Former Secretary of State Hillary Clinton has not yet determined whether not she will run for president in 2016. Clinton has clearly wanted to be president for years, is well qualified for the position and is currently one of the most popular politicians in the country. However, she also may be ready for a change after spending the last 20 years in the public spotlight. Additionally, questions about her health could come up during the campaign. While it cannot yet be known if Clinton will seek her party's nomination in 2016, it is reasonably clear that if she runs, she will be the strong favorite for the Democratic nomination and have a good chance of beating any Republican opponent in the general election.

Should Clinton run, it would mean that it is possible that the Democrats, for the first time since the early 1950s will occupy the White House for 12 or more years in a row. This is part of the reason so many Democrats are excited about a potential Clinton bid for the White House. There is another reason, which should have particular resonance for Clinton, why she should consider running. If Clinton runs, she will be uniquely positioned to deal a potentially devastating blow, above and beyond a simple electoral defeat, to the Republican Party in its current extremist and intolerant iteration.
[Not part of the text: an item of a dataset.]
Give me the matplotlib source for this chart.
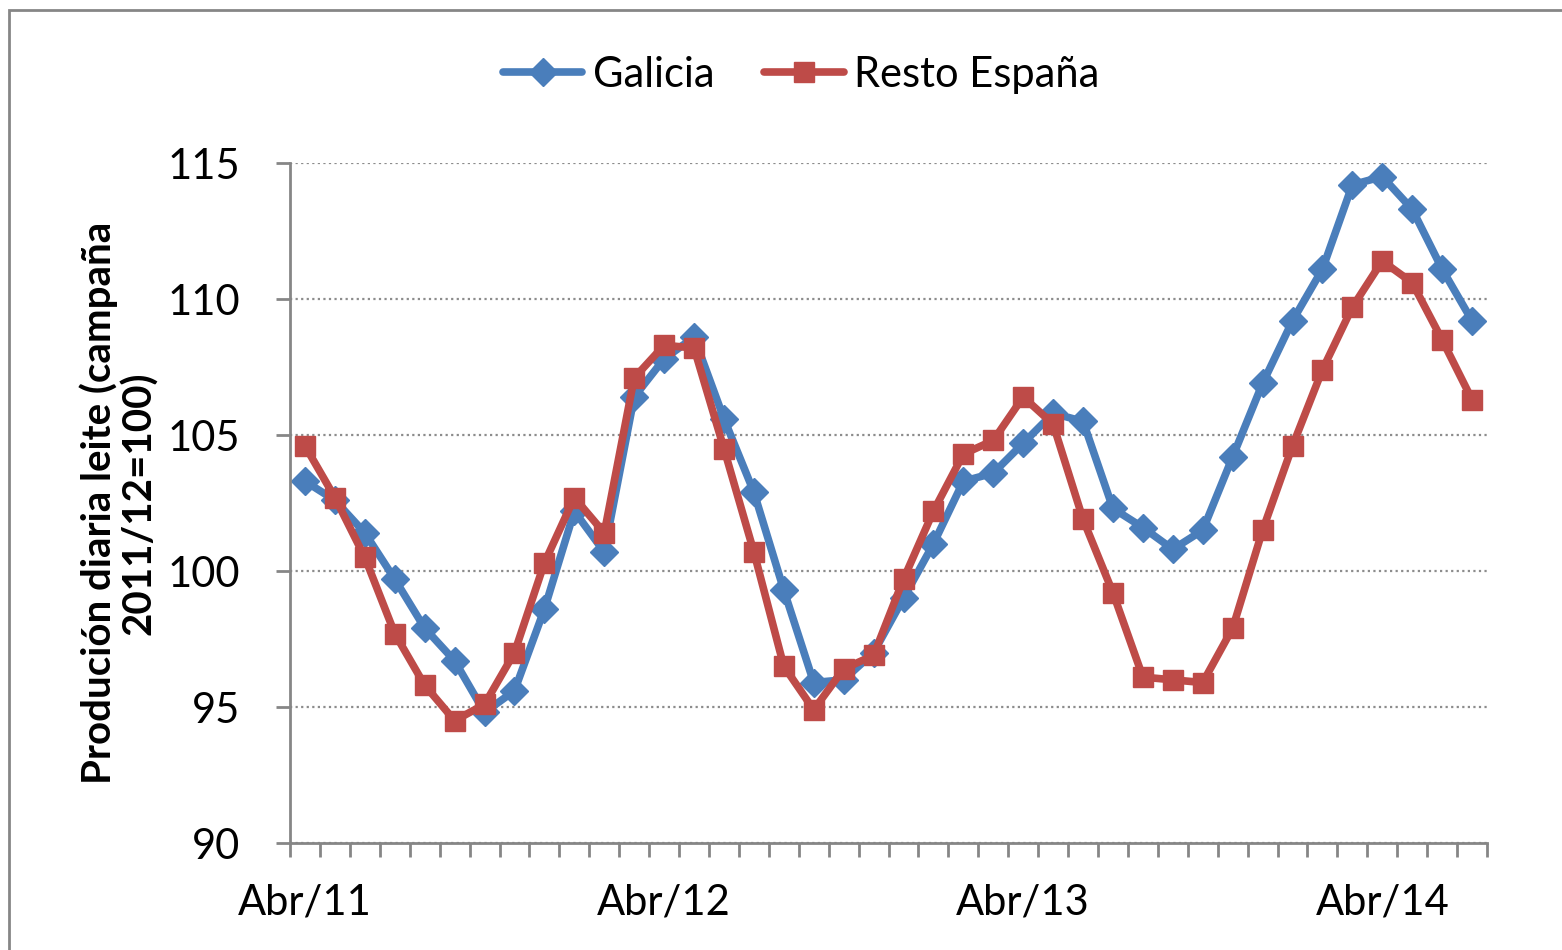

Clinton is probably the Democratic candidate who can best hold the most of the Obama coalition together while improving his numbers among white voters. This is partially due to Clinton's strength among white women, a group that Romney carried by 14 points in 2012, but is also due to Clinton being stronger with white male voters than Obama been. If she can even get to 45 percent of the white vote, or simply break even among white women while keeping Obama's numbers among Black, latino, LGBT and Jewish voters, Clinton could potentially not only solidify the Obama base, but remake political coalitions in a way that would reduce the Republicans to being on the periphery of American politics. This is, of course, a best case scenario; and there is a lot that can happen between now and November of 2016. Republicans should still be concerned about this possibility as it is, from their angle, a worst case, but still plausible, scenario.

Clinton has been uniquely despised by the far right for years. While some of this has subsided in recent years, it will come back with a vengeance should she run again. But spewing hatred and shouting names at Clinton is unlikely to stop her from winning. Many politicians, President Obama among them, have been targets of far right venom, but few as much, or for as long, as Clinton. For this reason, the idea of defeating the Republican Party resoundingly, and in a way that could bring the downfall of the party about, should be particularly alluring to Clinton.

Running for president simply because it would be extremely satisfying to defeat one's political foes is clearly not a sufficient or appropriate reason to run for that office, but it is equally clear that is not the only reason Clinton would run for president. Clinton is the most qualified, experienced and popular candidate in the Democratic Party. She is, in most respects, significantly better prepared for a successful campaign and presidency, than anybody else in the party. More importantly, for Clinton finally defeating the right-wing of the Republican Party in all its faux-patriotic, intolerant and increasingly irrational splendor would be more than just satisfying, it would be the culmination of decades of fighting against them and their destructive impact on American political life.

There is also a potential downside to Clinton's candidacy. While she is very popular now, she has not always been a popular political figure; and at times has been very controversial with high negatives. Although she won several primaries in 2008, Clinton has never won a competitive election as she faced no serious opposition when she ran for Senate in New York in 2000 and 2006. Moreover, remaining popular while out of office for four years is difficult, especially as it will not be easy to sustain the high note on which she is now leaving office.

Clinton's decision may rest upon her willingness to accept some risk. If Clinton does not seek the presidency, her legacy as an excellent U.S. Senator and Secretary of State will be intact, but the Republican Party will have a better chance of winning in 2016. If Clinton runs, the Democratic chances will look significantly better, and the prospect of becoming president will be very real, but defeat would be devastating and likely make Clinton better remembered for losing two presidential elections than for anything else. This is a tough choice, but one which is unavoidable.